'''

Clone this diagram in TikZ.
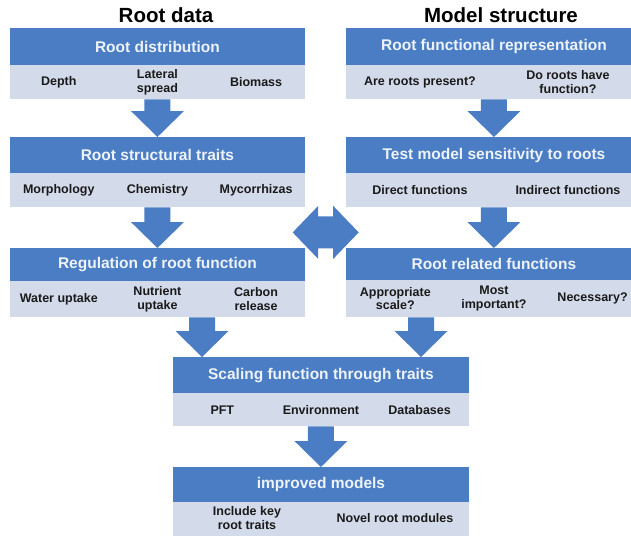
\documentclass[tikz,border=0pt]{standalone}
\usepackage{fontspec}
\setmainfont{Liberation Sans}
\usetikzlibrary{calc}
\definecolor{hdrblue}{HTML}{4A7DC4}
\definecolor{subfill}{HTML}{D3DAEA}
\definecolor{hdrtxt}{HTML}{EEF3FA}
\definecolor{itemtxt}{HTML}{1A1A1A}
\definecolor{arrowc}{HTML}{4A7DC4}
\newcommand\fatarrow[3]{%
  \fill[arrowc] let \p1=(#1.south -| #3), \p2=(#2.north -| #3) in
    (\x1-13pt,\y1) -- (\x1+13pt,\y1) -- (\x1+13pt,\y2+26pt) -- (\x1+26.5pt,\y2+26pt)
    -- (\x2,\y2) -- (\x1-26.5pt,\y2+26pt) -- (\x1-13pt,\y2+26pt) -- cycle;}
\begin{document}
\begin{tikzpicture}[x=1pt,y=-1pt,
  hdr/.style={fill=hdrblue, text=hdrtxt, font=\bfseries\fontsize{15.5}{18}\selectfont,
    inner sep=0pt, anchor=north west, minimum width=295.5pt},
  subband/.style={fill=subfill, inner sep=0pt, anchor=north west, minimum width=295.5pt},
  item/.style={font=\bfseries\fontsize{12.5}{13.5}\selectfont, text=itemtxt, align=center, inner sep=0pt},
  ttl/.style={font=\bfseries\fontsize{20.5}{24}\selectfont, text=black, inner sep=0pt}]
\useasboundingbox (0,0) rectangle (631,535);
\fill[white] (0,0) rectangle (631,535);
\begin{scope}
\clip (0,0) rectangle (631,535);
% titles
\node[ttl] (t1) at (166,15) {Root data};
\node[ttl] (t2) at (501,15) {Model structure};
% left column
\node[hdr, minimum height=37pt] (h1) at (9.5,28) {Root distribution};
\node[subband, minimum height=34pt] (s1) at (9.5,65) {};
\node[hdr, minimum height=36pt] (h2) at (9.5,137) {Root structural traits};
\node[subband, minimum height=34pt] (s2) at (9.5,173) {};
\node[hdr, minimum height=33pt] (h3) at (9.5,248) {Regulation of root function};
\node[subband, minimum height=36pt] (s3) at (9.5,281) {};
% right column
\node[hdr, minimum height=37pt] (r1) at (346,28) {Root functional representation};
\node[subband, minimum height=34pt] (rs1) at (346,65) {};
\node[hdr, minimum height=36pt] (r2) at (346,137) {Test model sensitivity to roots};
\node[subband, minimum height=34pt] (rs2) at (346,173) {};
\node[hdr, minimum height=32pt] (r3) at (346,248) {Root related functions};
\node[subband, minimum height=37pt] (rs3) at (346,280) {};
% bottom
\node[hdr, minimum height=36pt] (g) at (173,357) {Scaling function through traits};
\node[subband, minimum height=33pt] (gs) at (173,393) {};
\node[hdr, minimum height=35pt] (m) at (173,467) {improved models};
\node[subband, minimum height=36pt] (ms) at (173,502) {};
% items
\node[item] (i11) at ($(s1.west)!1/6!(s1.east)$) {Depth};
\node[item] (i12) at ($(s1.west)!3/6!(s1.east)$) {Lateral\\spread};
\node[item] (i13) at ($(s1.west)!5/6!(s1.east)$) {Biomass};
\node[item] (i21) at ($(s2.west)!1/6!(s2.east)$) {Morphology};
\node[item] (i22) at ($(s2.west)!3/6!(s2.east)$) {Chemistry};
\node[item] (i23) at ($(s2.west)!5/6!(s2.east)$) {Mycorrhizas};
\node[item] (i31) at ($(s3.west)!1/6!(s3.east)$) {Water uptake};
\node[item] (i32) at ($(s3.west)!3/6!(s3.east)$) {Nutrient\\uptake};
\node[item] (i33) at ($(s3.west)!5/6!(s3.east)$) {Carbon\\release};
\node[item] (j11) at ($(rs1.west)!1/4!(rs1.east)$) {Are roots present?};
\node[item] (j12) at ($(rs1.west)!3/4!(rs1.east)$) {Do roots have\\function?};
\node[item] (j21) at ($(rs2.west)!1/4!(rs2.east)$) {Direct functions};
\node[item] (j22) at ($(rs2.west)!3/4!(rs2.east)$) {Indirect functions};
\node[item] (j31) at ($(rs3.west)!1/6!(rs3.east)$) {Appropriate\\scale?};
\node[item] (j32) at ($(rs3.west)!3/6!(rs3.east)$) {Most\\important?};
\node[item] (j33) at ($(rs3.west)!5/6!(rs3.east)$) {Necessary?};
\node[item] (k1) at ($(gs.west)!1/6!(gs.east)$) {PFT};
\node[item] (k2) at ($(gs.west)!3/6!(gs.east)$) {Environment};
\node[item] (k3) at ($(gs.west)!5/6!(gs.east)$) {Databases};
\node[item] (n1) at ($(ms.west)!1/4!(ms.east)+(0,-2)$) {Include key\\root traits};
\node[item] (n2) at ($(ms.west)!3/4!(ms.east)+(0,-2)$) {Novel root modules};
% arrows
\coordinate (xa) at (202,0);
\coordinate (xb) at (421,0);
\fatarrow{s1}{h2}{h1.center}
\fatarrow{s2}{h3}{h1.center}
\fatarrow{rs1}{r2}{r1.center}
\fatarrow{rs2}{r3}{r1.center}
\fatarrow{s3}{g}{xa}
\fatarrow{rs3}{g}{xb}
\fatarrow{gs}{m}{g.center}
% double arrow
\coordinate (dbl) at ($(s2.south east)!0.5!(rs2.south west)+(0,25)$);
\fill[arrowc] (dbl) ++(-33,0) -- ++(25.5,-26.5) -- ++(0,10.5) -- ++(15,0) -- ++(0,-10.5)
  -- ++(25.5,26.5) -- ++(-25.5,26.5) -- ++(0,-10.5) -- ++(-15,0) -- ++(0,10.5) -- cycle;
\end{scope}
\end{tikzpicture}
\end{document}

'''

Exercise details
Copy out all the data exactly; skip the pictures.

Task answer
Clone this diagram in TikZ.
\documentclass[tikz,border=0pt]{standalone}
\usepackage{fontspec}
\setmainfont{Liberation Sans}
\usetikzlibrary{calc}
\definecolor{hdrblue}{HTML}{4A7DC4}
\definecolor{subfill}{HTML}{D3DAEA}
\definecolor{hdrtxt}{HTML}{EEF3FA}
\definecolor{itemtxt}{HTML}{1A1A1A}
\definecolor{arrowc}{HTML}{4A7DC4}
\newcommand\fatarrow[3]{%
  \fill[arrowc] let \p1=(#1.south -| #3), \p2=(#2.north -| #3) in
    (\x1-13pt,\y1) -- (\x1+13pt,\y1) -- (\x1+13pt,\y2+26pt) -- (\x1+26.5pt,\y2+26pt)
    -- (\x2,\y2) -- (\x1-26.5pt,\y2+26pt) -- (\x1-13pt,\y2+26pt) -- cycle;}
\begin{document}
\begin{tikzpicture}[x=1pt,y=-1pt,
  hdr/.style={fill=hdrblue, text=hdrtxt, font=\bfseries\fontsize{15.5}{18}\selectfont,
    inner sep=0pt, anchor=north west, minimum width=295.5pt},
  subband/.style={fill=subfill, inner sep=0pt, anchor=north west, minimum width=295.5pt},
  item/.style={font=\bfseries\fontsize{12.5}{13.5}\selectfont, text=itemtxt, align=center, inner sep=0pt},
  ttl/.style={font=\bfseries\fontsize{20.5}{24}\selectfont, text=black, inner sep=0pt}]
\useasboundingbox (0,0) rectangle (631,535);
\fill[white] (0,0) rectangle (631,535);
\begin{scope}
\clip (0,0) rectangle (631,535);
% titles
\node[ttl] (t1) at (166,15) {Root data};
\node[ttl] (t2) at (501,15) {Model structure};
% left column
\node[hdr, minimum height=37pt] (h1) at (9.5,28) {Root distribution};
\node[subband, minimum height=34pt] (s1) at (9.5,65) {};
\node[hdr, minimum height=36pt] (h2) at (9.5,137) {Root structural traits};
\node[subband, minimum height=34pt] (s2) at (9.5,173) {};
\node[hdr, minimum height=33pt] (h3) at (9.5,248) {Regulation of root function};
\node[subband, minimum height=36pt] (s3) at (9.5,281) {};
% right column
\node[hdr, minimum height=37pt] (r1) at (346,28) {Root functional representation};
\node[subband, minimum height=34pt] (rs1) at (346,65) {};
\node[hdr, minimum height=36pt] (r2) at (346,137) {Test model sensitivity to roots};
\node[subband, minimum height=34pt] (rs2) at (346,173) {};
\node[hdr, minimum height=32pt] (r3) at (346,248) {Root related functions};
\node[subband, minimum height=37pt] (rs3) at (346,280) {};
% bottom
\node[hdr, minimum height=36pt] (g) at (173,357) {Scaling function through traits};
\node[subband, minimum height=33pt] (gs) at (173,393) {};
\node[hdr, minimum height=35pt] (m) at (173,467) {improved models};
\node[subband, minimum height=36pt] (ms) at (173,502) {};
% items
\node[item] (i11) at ($(s1.west)!1/6!(s1.east)$) {Depth};
\node[item] (i12) at ($(s1.west)!3/6!(s1.east)$) {Lateral\\spread};
\node[item] (i13) at ($(s1.west)!5/6!(s1.east)$) {Biomass};
\node[item] (i21) at ($(s2.west)!1/6!(s2.east)$) {Morphology};
\node[item] (i22) at ($(s2.west)!3/6!(s2.east)$) {Chemistry};
\node[item] (i23) at ($(s2.west)!5/6!(s2.east)$) {Mycorrhizas};
\node[item] (i31) at ($(s3.west)!1/6!(s3.east)$) {Water uptake};
\node[item] (i32) at ($(s3.west)!3/6!(s3.east)$) {Nutrient\\uptake};
\node[item] (i33) at ($(s3.west)!5/6!(s3.east)$) {Carbon\\release};
\node[item] (j11) at ($(rs1.west)!1/4!(rs1.east)$) {Are roots present?};
\node[item] (j12) at ($(rs1.west)!3/4!(rs1.east)$) {Do roots have\\function?};
\node[item] (j21) at ($(rs2.west)!1/4!(rs2.east)$) {Direct functions};
\node[item] (j22) at ($(rs2.west)!3/4!(rs2.east)$) {Indirect functions};
\node[item] (j31) at ($(rs3.west)!1/6!(rs3.east)$) {Appropriate\\scale?};
\node[item] (j32) at ($(rs3.west)!3/6!(rs3.east)$) {Most\\important?};
\node[item] (j33) at ($(rs3.west)!5/6!(rs3.east)$) {Necessary?};
\node[item] (k1) at ($(gs.west)!1/6!(gs.east)$) {PFT};
\node[item] (k2) at ($(gs.west)!3/6!(gs.east)$) {Environment};
\node[item] (k3) at ($(gs.west)!5/6!(gs.east)$) {Databases};
\node[item] (n1) at ($(ms.west)!1/4!(ms.east)+(0,-2)$) {Include key\\root traits};
\node[item] (n2) at ($(ms.west)!3/4!(ms.east)+(0,-2)$) {Novel root modules};
% arrows
\coordinate (xa) at (202,0);
\coordinate (xb) at (421,0);
\fatarrow{s1}{h2}{h1.center}
\fatarrow{s2}{h3}{h1.center}
\fatarrow{rs1}{r2}{r1.center}
\fatarrow{rs2}{r3}{r1.center}
\fatarrow{s3}{g}{xa}
\fatarrow{rs3}{g}{xb}
\fatarrow{gs}{m}{g.center}
% double arrow
\coordinate (dbl) at ($(s2.south east)!0.5!(rs2.south west)+(0,25)$);
\fill[arrowc] (dbl) ++(-33,0) -- ++(25.5,-26.5) -- ++(0,10.5) -- ++(15,0) -- ++(0,-10.5)
  -- ++(25.5,26.5) -- ++(-25.5,26.5) -- ++(0,-10.5) -- ++(-15,0) -- ++(0,10.5) -- cycle;
\end{scope}
\end{tikzpicture}
\end{document}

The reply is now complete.